D.C. hoarder: Marshals find 'unbelievable' amount of stuff at Columbia Heights eviction
Updated: September 22, 2010 - 03:46 pm
Correction:
An earlier version of this story not written by Jason Cherkis misspelled Eloisa Diaz's name as Eliosa.
Until yesterday morning, 50-year-old Eloisa Diaz led a quiet existence in D.C. She worked during the day as a domestic worker cleaning up after elderly residents. She kept a home on 11th Street NW in Columbia Heights for at least a year. She had no family, no close friends. Her neighbors, she says, she knew only well enough for a quick hello. But then Diaz’s life suddenly became very public — drawing the attention of a councilmember, the mayor’s office, and the D.C. Homeland Security and Emergency Management Agency.
At 9:30 a.m. on Tuesday, U.S. Marshals arrived at Diaz’s home to evict her. Once inside, they didn’t just find the diminutive woman and her lone tenant, they found boxes and boxes of her belongings. A lifelong pack rat, Diaz’s thrift store finds and flea market treasures had consumed the place from floor to ceiling, says one mover hired by the marshals. It took hours and dozens of men to cart her boxes to the curb.

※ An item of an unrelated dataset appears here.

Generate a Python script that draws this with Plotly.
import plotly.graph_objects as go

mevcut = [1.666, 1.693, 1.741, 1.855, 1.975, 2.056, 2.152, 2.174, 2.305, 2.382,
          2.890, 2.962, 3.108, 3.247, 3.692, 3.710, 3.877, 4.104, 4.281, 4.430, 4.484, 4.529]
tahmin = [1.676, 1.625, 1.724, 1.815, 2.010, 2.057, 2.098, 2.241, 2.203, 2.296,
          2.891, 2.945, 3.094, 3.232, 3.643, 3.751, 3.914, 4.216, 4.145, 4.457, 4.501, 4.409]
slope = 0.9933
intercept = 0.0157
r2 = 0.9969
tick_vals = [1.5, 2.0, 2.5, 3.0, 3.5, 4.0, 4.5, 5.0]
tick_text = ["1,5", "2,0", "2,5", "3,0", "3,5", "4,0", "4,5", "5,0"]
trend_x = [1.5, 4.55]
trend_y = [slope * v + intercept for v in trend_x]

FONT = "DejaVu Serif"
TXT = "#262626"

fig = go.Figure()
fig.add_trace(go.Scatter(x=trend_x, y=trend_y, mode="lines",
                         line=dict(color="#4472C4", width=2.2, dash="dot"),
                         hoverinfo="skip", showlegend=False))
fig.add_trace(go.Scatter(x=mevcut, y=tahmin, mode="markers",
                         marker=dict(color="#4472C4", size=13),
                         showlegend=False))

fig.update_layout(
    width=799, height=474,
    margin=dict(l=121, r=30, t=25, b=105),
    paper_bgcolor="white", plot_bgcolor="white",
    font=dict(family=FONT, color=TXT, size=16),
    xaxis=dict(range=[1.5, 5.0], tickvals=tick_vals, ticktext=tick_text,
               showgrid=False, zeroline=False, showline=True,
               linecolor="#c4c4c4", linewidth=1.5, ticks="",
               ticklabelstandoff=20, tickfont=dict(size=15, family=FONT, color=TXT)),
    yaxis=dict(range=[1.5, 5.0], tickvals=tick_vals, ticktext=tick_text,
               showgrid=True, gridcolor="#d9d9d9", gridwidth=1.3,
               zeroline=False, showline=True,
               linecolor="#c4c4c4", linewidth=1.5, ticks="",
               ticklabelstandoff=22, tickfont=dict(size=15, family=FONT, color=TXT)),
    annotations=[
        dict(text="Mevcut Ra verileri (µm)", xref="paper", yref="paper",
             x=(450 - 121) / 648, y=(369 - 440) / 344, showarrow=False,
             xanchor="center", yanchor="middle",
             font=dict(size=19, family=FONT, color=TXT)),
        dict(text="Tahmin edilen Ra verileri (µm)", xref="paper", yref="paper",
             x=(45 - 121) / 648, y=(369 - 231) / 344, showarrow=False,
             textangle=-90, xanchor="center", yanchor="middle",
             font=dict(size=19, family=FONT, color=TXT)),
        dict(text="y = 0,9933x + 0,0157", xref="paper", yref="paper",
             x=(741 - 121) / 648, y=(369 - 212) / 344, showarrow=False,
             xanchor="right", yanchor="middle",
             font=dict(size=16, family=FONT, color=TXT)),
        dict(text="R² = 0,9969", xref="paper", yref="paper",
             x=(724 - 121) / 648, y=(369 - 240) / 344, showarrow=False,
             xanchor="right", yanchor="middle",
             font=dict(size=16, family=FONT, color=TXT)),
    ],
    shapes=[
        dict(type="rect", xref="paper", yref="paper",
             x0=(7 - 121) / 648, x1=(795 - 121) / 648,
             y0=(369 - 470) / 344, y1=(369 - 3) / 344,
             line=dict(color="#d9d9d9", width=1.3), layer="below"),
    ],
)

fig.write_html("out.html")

By the end of the day, Diaz’s belongings stretched at least a city block — up and down 11th Street NW, and around the corner on Otis Place. In some spots, the boxes teetered at least 6 feet high, all of it cordoned off by yellow caution tape: ancient double-tape deck stereos, vacuum cleaners, dressers (including one with a Nelly Furtado sticker), end tables, mattresses, computer parts, VCRs, a foot massager, housewares, dozens of milk crates and trash bags stuffed with everything from clothes to a plastic flute, a 2007 Phillips Collection day planner, leather chairs, lamps, a portrait of a lamp, kitchen wares, and so on.

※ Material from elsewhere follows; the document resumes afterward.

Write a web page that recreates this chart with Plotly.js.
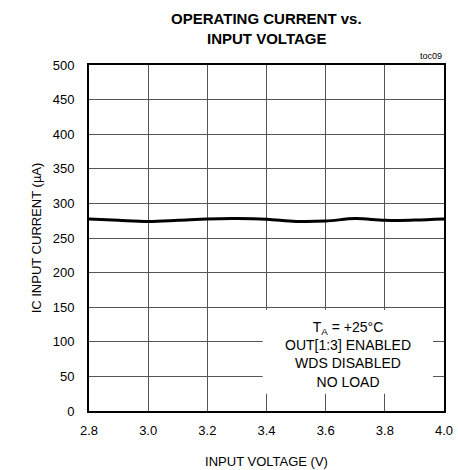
<!DOCTYPE html>
<html>
<head>
<meta charset="utf-8">
<script src="https://cdn.plot.ly/plotly-3.0.1.min.js"></script>
<style>html,body{margin:0;padding:0;background:#fff;}#chart{width:458px;height:470px;}</style>
</head>
<body>
<div id="chart"></div>
<script>
var inputVoltage = [2.8, 2.9, 3.0, 3.1, 3.2, 3.3, 3.4, 3.5, 3.6, 3.7, 3.8, 3.9, 4.0];
var icCurrent    = [277.5, 275.5, 274, 275.5, 277.5, 278, 277, 274, 274.5, 278, 275.5, 276, 277.5];
var xTicks = [2.8, 3.0, 3.2, 3.4, 3.6, 3.8, 4.0];
var xTickLabels = ['2.8', '3.0', '3.2', '3.4', '3.6', '3.8', '4.0'];
var yTicks = [0, 50, 100, 150, 200, 250, 300, 350, 400, 450, 500];
var titleLines = ['OPERATING CURRENT vs.', 'INPUT VOLTAGE'];
var noteLines = ['T<sub>A</sub> = +25°C', 'OUT[1:3] ENABLED', 'WDS DISABLED', 'NO LOAD'];

var FONT = '"Liberation Sans", Arial, sans-serif';

var trace = {
  x: inputVoltage, y: icCurrent, type: 'scatter', mode: 'lines',
  line: {color: '#000', width: 3, shape: 'spline', smoothing: 1},
  hoverinfo: 'skip'
};

var titleAnns = titleLines.map(function (t, i) {
  return {
    xref: 'paper', yref: 'paper', x: 0.5, y: 1.1358 - i * 0.0578,
    xanchor: 'center', yanchor: 'middle', showarrow: false,
    text: '<b>' + t + '</b>', font: {family: FONT, size: 15, color: '#000'}
  };
});

var layout = {
  width: 458, height: 470,
  margin: {l: 89, r: 14, t: 65, b: 59},
  paper_bgcolor: '#fff', plot_bgcolor: '#fff',
  showlegend: false,
  font: {family: FONT, color: '#000', size: 12},
  xaxis: {
    range: [2.8, 4.0], tickvals: xTicks, ticktext: xTickLabels,
    showgrid: true, gridcolor: '#555', gridwidth: 1,
    showline: true, linecolor: '#000', linewidth: 2, mirror: true,
    ticks: 'outside', ticklen: 6, tickcolor: 'rgba(0,0,0,0)',
    tickfont: {family: FONT, size: 13, color: '#000'},
    zeroline: false, fixedrange: true,
    title: {text: 'INPUT VOLTAGE (V)', font: {family: FONT, size: 13, color: '#000'}, standoff: 20}
  },
  yaxis: {
    range: [0, 500], tickvals: yTicks,
    showgrid: true, gridcolor: '#555', gridwidth: 1,
    showline: true, linecolor: '#000', linewidth: 2, mirror: true,
    ticks: 'outside', ticklen: 10, tickcolor: 'rgba(0,0,0,0)',
    tickfont: {family: FONT, size: 13, color: '#000'},
    zeroline: false, fixedrange: true,
    title: {text: 'IC INPUT CURRENT (µA)', font: {family: FONT, size: 13, color: '#000'}, standoff: 8}
  },
  shapes: [{
    type: 'rect', xref: 'x', yref: 'y', x0: 3.387, x1: 3.963, y0: 25, y1: 146,
    fillcolor: '#fff', line: {width: 0}, layer: 'above'
  }],
  annotations: titleAnns.concat([{
    xref: 'x', yref: 'y', x: 3.675, y: 81, xanchor: 'center', yanchor: 'middle',
    text: noteLines.join('<br>'), showarrow: false, align: 'center',
    font: {family: FONT, size: 14, color: '#000'}
  }, {
    xref: 'paper', yref: 'paper', x: 1, y: 1, xanchor: 'right', yanchor: 'bottom',
    yshift: 2, text: 'toc09', showarrow: false,
    font: {family: FONT, size: 9, color: '#000'}
  }])
};

Plotly.newPlot('chart', [trace], layout, {staticPlot: true, displayModeBar: false});
</script>
</body>
</html>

“This isn’t Dollar Store,” Diaz said. “You can go through it. This is amazing stuff.”
In one sense Diaz is right. Her sad trunk show brought out multiple city agencies. All were unsure how to handle the woman and her endless piles. Evictions are instant, miserable downsizings. Tenants generally do not stick around after the marshals have cleaned them out. They take what they can, leaving behind box springs, end tables, whatever won’t fit in a car load. Nancee Lyons, a spokesperson with the Department of Public Works, says tenants are allowed 72 hours to clear their belongings from the curb.
“As you know, most of the time, a lot of times people are out there picking through items. If the items become scattered, then we remove it immediately,” Lyons says. “The 72 hours is more of a courtesy. After that, we’ll collect it as trash.”
Lyons says that in Diaz’s case, DPW started removing items immediately because of the potential public safety hazard.
Diaz says she was no common hoarder, that she had merely been saving these items to send back to her relatives in Venezuela (where she’s from), Colombia, and Mexico. Two years ago, she says, she had a shipping container worth of stuff sent to relatives. But she says she lost her job after some of her clients either died or were put in nursing homes. She took on a tenant, but it wasn’t nearly enough to cover her $1,300 rent. In 2009, her landlord filed a case against her; court records show Diaz owed more than $9,000 in back rent.
Diaz didn’t have a car or friends to help her. And she refused to leave or part with a single end table or plastic flute.